Luc 9, 11-17

Vivre pour le Christ

Saint Augustin 

Commentaire de l’évangile de saint Jean, Traité 26, 19, p. 527s

 

De même que le Père, qui est vivant, m’a envoyé et que je vis par le Père, de même celui qui me mange vivra lui aussi par moi. Jésus ne dit pas : de même que je mange le Père et qui je vis par le Père, celui qui  me mange vivra lui aussi par moi, car le Fils ne devient pas meilleur en participant à son Père, lui qui est né son égal, à la manière dont, nous, nous sommes rendus meilleurs en participant au Fils grâce à l’unité de son corps et de son sang, ce que signifie l’action de manger et de boire. 

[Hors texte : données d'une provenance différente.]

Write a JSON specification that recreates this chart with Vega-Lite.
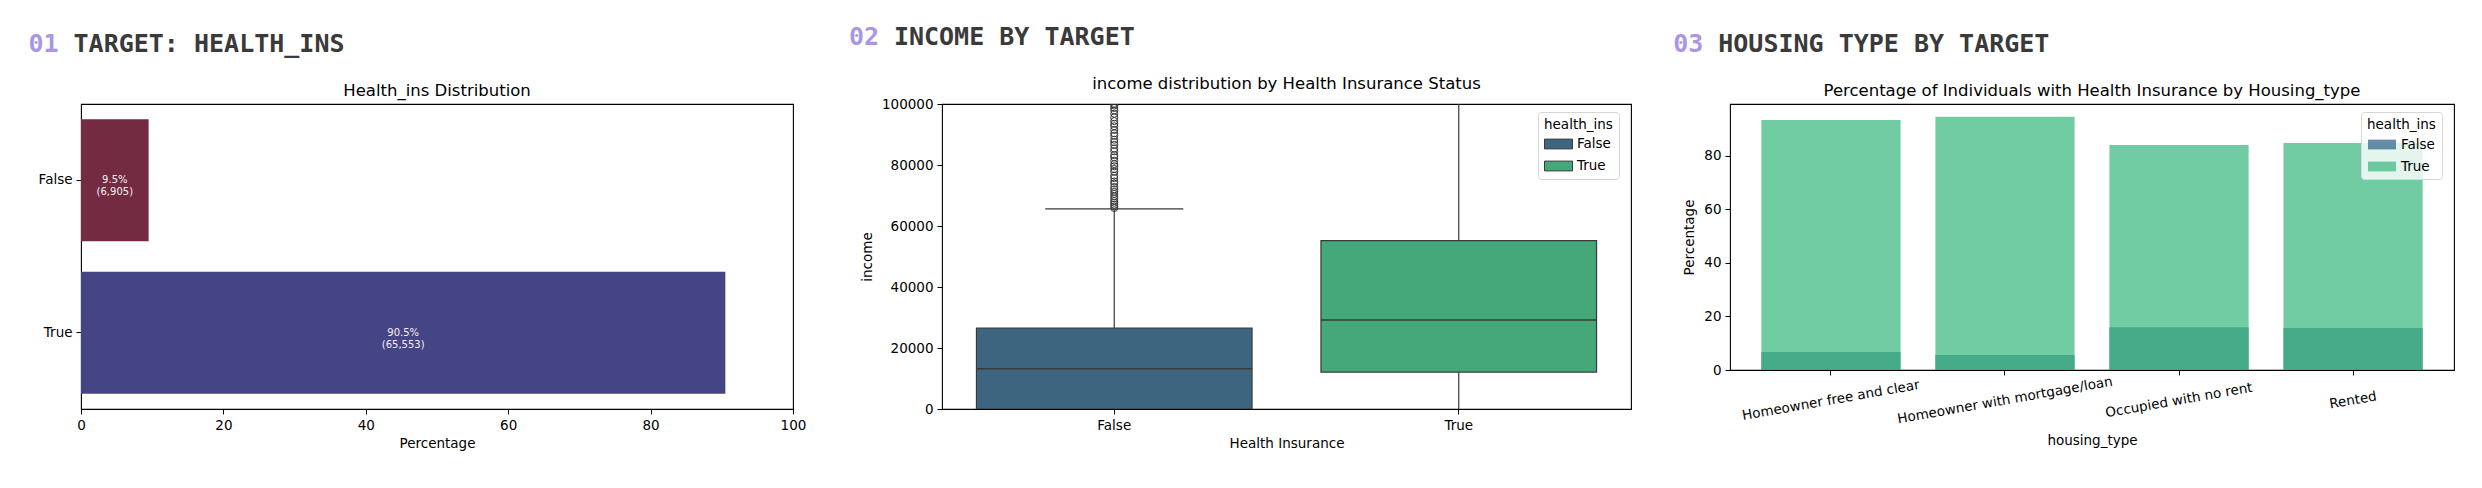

Nous qui vivons par lui en le recevant, lui qui est la Vie éternelle, cette Vie que nous n’avions pas de nous mêmes ; mais lui, il vit par le Père en ce qu’il a été envoyé par lui, puisqu’il s’est anéanti lui-même, devenant obéissant jusqu’à la mort et la mort sur la croix. Si nous interprétons en effet la parole : Je vis par le Père, à la lumière de ce qu’il dit ailleurs : Le Père est plus grand que moi, de même que, nous aussi, nous vivons par celui qui est plus grand que nous, cela s’est réalisé du fait qu’il a été envoyé. De fait sa mission est son anéantissement et l’assomption de la forme d’esclave, ce qui est interprété correctement si l’on respecte la pleine égalité de nature du Fils avec le Père. Le Père est en effet plus grand que le Fils homme, mais il a pour égal le Fils Dieu, puisque c’est le même qui est tout ensemble Dieu et homme, Fils de Dieu et Fils de l’homme, l’unique Jésus-Christ. Si, selon cette doctrine, on interprète correctement ces paroles : De même que le Père qui est vivant m’a envoyé, et que je vis par le Père, celui qui me mange vivra lui aussi par moi, le Christ a voulu dire : C’est mon anéantissement, cet état où le Père m’a envoyé, qui a fait que je vis par le Père, c’est-à-dire que je lui réfère ma vie en tant qu’il est plus grand que moi, mais, pour que quelqu’un vive par moi, il doit entrer en participation de moi-même en me mangeant. Aussi, c’est après m’être humilié que moi, je vis par le Père, mais lui, c’est après avoir été élevé qu’il vit par moi. Cependant, en disant : Celui qui me mange vivra lui aussi par moi, il n’a pas voulu signifier une même égalité, mais il a manifesté sa grâce de Médiateur.